"God save me from forceful women", says DS Joe Ashworth at one point. This throwaway remark catches the essence of the book.
The story revolves around three women who are camped out in an isolated cottage whilst they carry out an environmental survey on the site of a proposed quarry. It opens with the suicide of a fourth woman, Bella. The official explanation is that Bella was unable to cope with the strain of caring for her sick husband. Her friend Rachel isn't convinced - Bella was a strong woman - and sets out to investigate.
Suicide isn't a police matter and so, although this is badged as "A Vera Stanhope Novel", the formidable Detective Inspector doesn't enter the story properly until half way through, after the first murder. Is this linked to the quarry development or the victim's past?

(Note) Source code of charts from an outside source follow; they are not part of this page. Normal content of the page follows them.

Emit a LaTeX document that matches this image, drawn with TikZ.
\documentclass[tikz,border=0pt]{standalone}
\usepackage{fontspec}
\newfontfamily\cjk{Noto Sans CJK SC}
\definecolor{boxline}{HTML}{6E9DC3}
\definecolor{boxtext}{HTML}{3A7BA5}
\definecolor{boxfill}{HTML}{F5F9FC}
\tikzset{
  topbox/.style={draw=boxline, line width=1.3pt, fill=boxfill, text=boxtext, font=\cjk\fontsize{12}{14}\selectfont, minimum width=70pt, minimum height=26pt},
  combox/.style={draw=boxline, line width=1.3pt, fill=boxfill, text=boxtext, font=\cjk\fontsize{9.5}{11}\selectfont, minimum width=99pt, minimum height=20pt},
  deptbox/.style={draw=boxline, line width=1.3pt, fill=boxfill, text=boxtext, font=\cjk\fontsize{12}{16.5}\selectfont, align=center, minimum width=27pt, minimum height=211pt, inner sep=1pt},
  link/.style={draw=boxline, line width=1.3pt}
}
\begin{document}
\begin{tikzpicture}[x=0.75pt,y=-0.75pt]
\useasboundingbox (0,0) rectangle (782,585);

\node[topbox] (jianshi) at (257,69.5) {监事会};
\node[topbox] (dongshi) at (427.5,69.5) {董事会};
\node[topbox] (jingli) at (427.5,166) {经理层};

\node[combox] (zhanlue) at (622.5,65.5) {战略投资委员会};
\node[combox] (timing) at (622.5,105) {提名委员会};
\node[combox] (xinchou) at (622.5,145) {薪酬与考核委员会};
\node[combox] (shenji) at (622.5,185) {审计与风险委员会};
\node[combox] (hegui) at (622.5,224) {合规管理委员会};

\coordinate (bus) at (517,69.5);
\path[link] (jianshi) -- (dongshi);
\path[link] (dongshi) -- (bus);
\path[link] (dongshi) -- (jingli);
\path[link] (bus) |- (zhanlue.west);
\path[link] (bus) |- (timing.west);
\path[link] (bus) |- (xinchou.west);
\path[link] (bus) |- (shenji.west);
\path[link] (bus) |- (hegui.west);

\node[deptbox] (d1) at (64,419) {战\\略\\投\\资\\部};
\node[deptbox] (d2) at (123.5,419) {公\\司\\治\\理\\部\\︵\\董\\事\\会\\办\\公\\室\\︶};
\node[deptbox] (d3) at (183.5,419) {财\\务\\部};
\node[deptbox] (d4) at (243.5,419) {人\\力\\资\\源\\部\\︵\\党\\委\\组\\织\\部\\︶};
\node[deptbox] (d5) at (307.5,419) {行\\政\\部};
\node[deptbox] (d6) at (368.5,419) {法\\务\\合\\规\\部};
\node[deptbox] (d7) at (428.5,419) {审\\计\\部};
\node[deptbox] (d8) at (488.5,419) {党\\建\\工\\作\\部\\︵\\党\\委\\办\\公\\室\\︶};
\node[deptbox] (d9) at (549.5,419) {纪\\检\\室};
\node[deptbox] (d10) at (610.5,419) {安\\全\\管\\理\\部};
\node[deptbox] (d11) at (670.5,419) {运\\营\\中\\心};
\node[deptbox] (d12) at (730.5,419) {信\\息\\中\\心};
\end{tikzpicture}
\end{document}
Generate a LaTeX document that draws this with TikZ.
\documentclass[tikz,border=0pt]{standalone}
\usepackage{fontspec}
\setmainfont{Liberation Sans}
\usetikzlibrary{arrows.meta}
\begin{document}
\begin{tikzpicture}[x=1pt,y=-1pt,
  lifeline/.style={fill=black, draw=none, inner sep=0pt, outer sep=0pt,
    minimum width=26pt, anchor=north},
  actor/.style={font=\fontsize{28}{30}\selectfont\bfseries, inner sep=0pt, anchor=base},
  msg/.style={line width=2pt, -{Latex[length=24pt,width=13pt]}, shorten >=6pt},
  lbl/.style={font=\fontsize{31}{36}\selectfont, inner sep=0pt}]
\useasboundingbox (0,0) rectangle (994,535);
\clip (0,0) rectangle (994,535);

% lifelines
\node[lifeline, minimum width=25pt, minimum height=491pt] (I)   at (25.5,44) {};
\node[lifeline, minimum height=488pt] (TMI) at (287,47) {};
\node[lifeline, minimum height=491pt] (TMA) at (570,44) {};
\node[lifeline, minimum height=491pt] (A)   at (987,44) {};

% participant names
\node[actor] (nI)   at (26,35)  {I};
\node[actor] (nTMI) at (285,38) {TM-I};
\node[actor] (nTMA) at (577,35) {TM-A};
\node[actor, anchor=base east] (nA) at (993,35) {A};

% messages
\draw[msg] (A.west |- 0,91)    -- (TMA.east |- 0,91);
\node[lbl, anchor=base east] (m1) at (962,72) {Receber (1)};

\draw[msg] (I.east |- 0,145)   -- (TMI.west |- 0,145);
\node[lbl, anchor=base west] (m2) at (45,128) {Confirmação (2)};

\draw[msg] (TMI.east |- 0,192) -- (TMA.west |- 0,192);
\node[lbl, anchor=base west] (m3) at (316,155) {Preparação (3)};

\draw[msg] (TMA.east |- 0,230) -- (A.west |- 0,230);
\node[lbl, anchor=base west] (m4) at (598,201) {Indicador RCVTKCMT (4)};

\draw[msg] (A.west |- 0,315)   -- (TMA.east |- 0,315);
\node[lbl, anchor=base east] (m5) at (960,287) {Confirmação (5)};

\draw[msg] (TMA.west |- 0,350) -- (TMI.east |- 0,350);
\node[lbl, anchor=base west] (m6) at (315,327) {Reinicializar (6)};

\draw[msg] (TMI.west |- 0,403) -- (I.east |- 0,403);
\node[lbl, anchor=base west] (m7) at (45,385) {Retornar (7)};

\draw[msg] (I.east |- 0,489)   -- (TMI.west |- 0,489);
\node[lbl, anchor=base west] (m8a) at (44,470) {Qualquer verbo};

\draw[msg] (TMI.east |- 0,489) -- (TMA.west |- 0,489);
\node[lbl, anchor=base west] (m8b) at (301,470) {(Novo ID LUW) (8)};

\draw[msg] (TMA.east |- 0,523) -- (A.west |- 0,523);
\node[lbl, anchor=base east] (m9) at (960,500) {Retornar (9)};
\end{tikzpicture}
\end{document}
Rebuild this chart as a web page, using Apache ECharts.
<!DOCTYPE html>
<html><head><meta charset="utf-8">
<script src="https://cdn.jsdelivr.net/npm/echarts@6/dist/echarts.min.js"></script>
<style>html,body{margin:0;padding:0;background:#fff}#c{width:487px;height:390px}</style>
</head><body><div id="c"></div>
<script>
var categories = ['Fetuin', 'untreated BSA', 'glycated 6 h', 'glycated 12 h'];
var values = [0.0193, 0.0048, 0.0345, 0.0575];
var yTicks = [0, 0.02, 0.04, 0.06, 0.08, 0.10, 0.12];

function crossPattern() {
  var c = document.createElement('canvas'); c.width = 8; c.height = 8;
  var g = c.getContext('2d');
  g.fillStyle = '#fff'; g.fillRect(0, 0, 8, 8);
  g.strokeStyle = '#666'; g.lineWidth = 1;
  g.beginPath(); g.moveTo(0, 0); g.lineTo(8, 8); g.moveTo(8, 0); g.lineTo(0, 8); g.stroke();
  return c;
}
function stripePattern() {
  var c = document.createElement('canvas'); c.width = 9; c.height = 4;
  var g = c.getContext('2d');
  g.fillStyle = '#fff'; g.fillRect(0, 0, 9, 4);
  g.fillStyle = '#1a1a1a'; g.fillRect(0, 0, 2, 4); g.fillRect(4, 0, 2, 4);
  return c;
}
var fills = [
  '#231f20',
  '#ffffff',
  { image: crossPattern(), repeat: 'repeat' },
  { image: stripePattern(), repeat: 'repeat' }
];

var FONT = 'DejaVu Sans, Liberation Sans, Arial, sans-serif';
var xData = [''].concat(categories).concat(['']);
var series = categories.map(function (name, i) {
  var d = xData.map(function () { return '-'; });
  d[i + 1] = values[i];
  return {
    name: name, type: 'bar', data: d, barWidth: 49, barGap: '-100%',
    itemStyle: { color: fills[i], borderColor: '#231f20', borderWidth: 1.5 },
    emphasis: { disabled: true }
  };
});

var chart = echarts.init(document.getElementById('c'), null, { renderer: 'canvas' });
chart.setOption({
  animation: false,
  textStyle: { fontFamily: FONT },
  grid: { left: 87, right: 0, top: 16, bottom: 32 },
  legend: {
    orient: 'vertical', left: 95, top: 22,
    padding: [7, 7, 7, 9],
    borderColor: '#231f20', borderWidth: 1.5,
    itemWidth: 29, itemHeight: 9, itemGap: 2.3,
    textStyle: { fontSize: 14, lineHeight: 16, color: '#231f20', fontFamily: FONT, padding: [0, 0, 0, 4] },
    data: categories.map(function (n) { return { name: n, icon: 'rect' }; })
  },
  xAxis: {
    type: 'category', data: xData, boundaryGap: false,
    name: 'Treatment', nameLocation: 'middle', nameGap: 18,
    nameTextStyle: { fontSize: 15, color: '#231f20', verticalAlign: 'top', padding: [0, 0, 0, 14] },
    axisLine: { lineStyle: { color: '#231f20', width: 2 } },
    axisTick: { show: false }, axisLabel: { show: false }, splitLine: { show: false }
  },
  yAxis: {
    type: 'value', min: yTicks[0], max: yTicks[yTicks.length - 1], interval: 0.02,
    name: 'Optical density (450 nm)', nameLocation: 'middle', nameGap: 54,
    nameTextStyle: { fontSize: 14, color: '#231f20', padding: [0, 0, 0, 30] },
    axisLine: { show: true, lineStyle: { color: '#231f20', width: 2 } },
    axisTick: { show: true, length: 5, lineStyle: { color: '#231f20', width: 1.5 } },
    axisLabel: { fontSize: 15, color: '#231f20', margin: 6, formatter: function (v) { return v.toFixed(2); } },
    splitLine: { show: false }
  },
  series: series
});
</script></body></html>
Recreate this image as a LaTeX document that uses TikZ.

As "The Crow Trap" progresses, we learn how the past and present experiences of the women whose lives (and deaths) have somehow become interlinked with the cottage and the surrounding countryside. The excellently crafted and largely plausible plot reminded me at times of Barbara Vine (Ruth Rendell), although Cleeves is less psychologically disturbing and I thought that the final piece in the jigsaw was a bit contrived.
Cleeves doesn't go in for long descriptive passages, but evokes a scene or a character through in a few well-chosen appeals to all the senses; the colour of a curtain or the texture of a face. She also makes extensive use of dialogue, reflecting DI Stanhope's philosophy that crimes are as likely to be solved by listening to gossip as by forensic analysis.
"The Crow Trap" isn't in the first division of detective literature but it's a good page turner that invites you to form your own theories and keeps you guessing until the very end. Vera Stanhope is a wonderful character and I'm looking forward to seeing how she develops in later novels.